_DIRECTIONS_
From the listing that follows, output everything exactly except the pictures.
-=-=-
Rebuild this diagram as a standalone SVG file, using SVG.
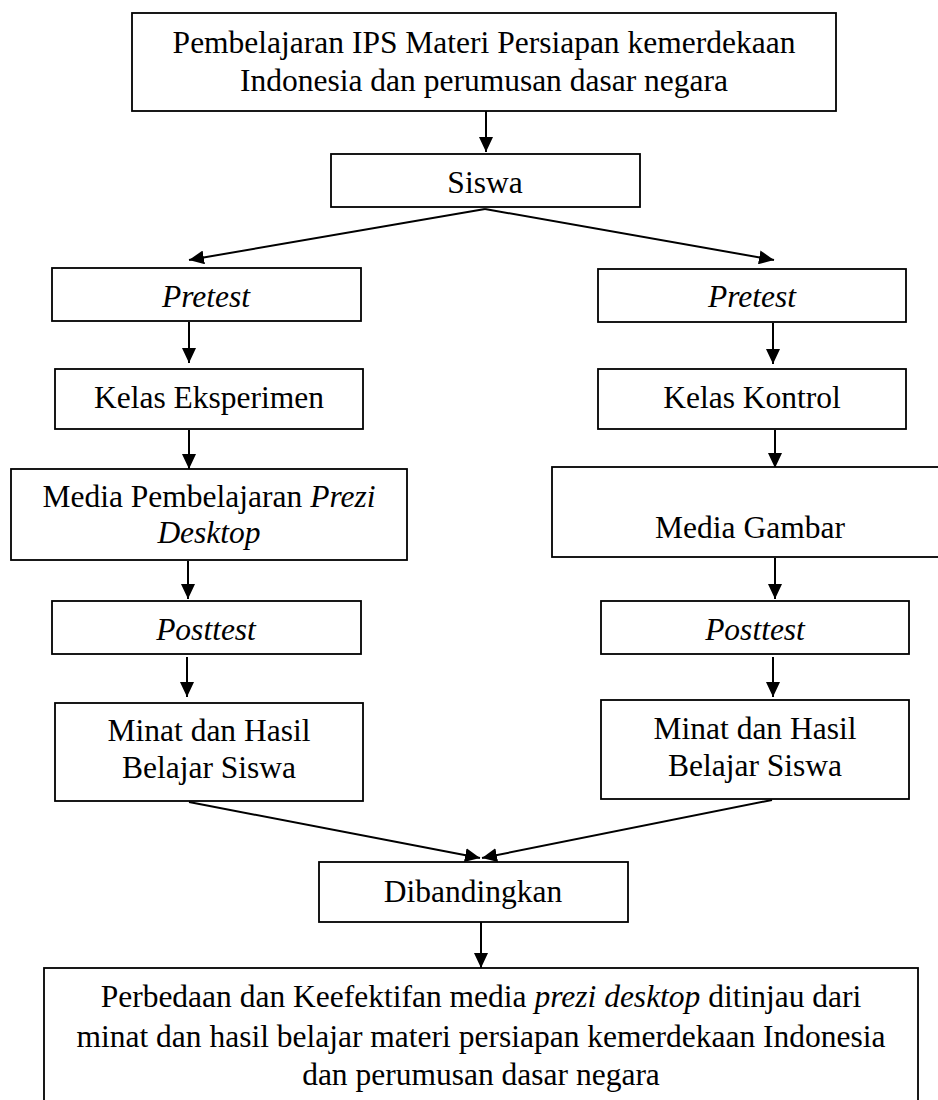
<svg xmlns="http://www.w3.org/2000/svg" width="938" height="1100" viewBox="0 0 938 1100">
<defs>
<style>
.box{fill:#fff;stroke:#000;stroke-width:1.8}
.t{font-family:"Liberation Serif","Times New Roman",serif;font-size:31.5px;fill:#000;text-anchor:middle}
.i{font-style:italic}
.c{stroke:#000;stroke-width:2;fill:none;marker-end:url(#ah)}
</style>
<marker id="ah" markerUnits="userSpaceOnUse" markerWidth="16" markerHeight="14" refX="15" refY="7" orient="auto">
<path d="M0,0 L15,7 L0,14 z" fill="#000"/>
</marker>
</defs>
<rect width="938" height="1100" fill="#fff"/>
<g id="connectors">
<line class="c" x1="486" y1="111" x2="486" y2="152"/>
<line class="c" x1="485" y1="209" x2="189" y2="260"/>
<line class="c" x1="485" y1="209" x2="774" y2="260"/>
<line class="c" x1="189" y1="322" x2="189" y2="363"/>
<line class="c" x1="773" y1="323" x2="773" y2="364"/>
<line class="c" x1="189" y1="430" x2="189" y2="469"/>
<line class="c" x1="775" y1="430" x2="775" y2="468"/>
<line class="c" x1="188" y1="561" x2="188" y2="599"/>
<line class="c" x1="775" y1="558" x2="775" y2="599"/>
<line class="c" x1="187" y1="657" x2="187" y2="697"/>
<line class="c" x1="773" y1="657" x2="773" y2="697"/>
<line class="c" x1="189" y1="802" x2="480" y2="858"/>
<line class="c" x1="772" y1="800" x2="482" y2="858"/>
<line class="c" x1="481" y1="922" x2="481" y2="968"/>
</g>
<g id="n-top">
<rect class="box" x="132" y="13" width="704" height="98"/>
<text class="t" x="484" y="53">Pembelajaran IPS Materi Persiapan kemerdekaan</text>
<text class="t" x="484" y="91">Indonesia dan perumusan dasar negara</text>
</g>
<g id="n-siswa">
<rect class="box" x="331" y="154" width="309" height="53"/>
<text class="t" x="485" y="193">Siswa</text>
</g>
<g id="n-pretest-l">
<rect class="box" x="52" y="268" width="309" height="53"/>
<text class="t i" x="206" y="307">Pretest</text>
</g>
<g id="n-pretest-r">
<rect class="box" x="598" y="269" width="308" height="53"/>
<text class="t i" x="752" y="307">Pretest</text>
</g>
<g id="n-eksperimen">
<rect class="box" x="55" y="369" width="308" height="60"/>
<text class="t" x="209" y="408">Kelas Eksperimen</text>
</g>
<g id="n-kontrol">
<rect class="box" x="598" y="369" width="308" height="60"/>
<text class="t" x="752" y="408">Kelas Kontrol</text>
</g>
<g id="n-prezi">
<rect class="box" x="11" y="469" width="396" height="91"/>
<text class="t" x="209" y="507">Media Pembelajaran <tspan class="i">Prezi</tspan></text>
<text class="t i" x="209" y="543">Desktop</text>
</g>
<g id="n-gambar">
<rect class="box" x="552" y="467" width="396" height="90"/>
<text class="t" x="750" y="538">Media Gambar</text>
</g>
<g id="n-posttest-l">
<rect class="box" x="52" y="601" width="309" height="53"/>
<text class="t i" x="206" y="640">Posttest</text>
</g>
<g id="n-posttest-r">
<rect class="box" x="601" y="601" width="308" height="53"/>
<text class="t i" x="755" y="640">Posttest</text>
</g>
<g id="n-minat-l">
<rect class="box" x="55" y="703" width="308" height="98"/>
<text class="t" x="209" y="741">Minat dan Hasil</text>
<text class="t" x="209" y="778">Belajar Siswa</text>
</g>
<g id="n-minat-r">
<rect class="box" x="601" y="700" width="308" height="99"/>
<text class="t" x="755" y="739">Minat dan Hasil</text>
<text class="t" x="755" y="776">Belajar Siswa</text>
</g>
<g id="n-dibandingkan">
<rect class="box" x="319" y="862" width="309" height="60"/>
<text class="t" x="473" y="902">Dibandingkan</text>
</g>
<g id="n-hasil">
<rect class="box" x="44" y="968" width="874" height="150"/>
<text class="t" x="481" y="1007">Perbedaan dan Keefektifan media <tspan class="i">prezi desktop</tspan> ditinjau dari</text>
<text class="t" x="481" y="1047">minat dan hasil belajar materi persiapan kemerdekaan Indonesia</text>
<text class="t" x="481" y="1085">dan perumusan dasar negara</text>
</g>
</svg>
-=-=-
_WORKED SOLUTION_
Rebuild this diagram as a standalone SVG file, using SVG.
<svg xmlns="http://www.w3.org/2000/svg" width="938" height="1100" viewBox="0 0 938 1100">
<defs>
<style>
.box{fill:#fff;stroke:#000;stroke-width:1.8}
.t{font-family:"Liberation Serif","Times New Roman",serif;font-size:31.5px;fill:#000;text-anchor:middle}
.i{font-style:italic}
.c{stroke:#000;stroke-width:2;fill:none;marker-end:url(#ah)}
</style>
<marker id="ah" markerUnits="userSpaceOnUse" markerWidth="16" markerHeight="14" refX="15" refY="7" orient="auto">
<path d="M0,0 L15,7 L0,14 z" fill="#000"/>
</marker>
</defs>
<rect width="938" height="1100" fill="#fff"/>
<g id="connectors">
<line class="c" x1="486" y1="111" x2="486" y2="152"/>
<line class="c" x1="485" y1="209" x2="189" y2="260"/>
<line class="c" x1="485" y1="209" x2="774" y2="260"/>
<line class="c" x1="189" y1="322" x2="189" y2="363"/>
<line class="c" x1="773" y1="323" x2="773" y2="364"/>
<line class="c" x1="189" y1="430" x2="189" y2="469"/>
<line class="c" x1="775" y1="430" x2="775" y2="468"/>
<line class="c" x1="188" y1="561" x2="188" y2="599"/>
<line class="c" x1="775" y1="558" x2="775" y2="599"/>
<line class="c" x1="187" y1="657" x2="187" y2="697"/>
<line class="c" x1="773" y1="657" x2="773" y2="697"/>
<line class="c" x1="189" y1="802" x2="480" y2="858"/>
<line class="c" x1="772" y1="800" x2="482" y2="858"/>
<line class="c" x1="481" y1="922" x2="481" y2="968"/>
</g>
<g id="n-top">
<rect class="box" x="132" y="13" width="704" height="98"/>
<text class="t" x="484" y="53">Pembelajaran IPS Materi Persiapan kemerdekaan</text>
<text class="t" x="484" y="91">Indonesia dan perumusan dasar negara</text>
</g>
<g id="n-siswa">
<rect class="box" x="331" y="154" width="309" height="53"/>
<text class="t" x="485" y="193">Siswa</text>
</g>
<g id="n-pretest-l">
<rect class="box" x="52" y="268" width="309" height="53"/>
<text class="t i" x="206" y="307">Pretest</text>
</g>
<g id="n-pretest-r">
<rect class="box" x="598" y="269" width="308" height="53"/>
<text class="t i" x="752" y="307">Pretest</text>
</g>
<g id="n-eksperimen">
<rect class="box" x="55" y="369" width="308" height="60"/>
<text class="t" x="209" y="408">Kelas Eksperimen</text>
</g>
<g id="n-kontrol">
<rect class="box" x="598" y="369" width="308" height="60"/>
<text class="t" x="752" y="408">Kelas Kontrol</text>
</g>
<g id="n-prezi">
<rect class="box" x="11" y="469" width="396" height="91"/>
<text class="t" x="209" y="507">Media Pembelajaran <tspan class="i">Prezi</tspan></text>
<text class="t i" x="209" y="543">Desktop</text>
</g>
<g id="n-gambar">
<rect class="box" x="552" y="467" width="396" height="90"/>
<text class="t" x="750" y="538">Media Gambar</text>
</g>
<g id="n-posttest-l">
<rect class="box" x="52" y="601" width="309" height="53"/>
<text class="t i" x="206" y="640">Posttest</text>
</g>
<g id="n-posttest-r">
<rect class="box" x="601" y="601" width="308" height="53"/>
<text class="t i" x="755" y="640">Posttest</text>
</g>
<g id="n-minat-l">
<rect class="box" x="55" y="703" width="308" height="98"/>
<text class="t" x="209" y="741">Minat dan Hasil</text>
<text class="t" x="209" y="778">Belajar Siswa</text>
</g>
<g id="n-minat-r">
<rect class="box" x="601" y="700" width="308" height="99"/>
<text class="t" x="755" y="739">Minat dan Hasil</text>
<text class="t" x="755" y="776">Belajar Siswa</text>
</g>
<g id="n-dibandingkan">
<rect class="box" x="319" y="862" width="309" height="60"/>
<text class="t" x="473" y="902">Dibandingkan</text>
</g>
<g id="n-hasil">
<rect class="box" x="44" y="968" width="874" height="150"/>
<text class="t" x="481" y="1007">Perbedaan dan Keefektifan media <tspan class="i">prezi desktop</tspan> ditinjau dari</text>
<text class="t" x="481" y="1047">minat dan hasil belajar materi persiapan kemerdekaan Indonesia</text>
<text class="t" x="481" y="1085">dan perumusan dasar negara</text>
</g>
</svg>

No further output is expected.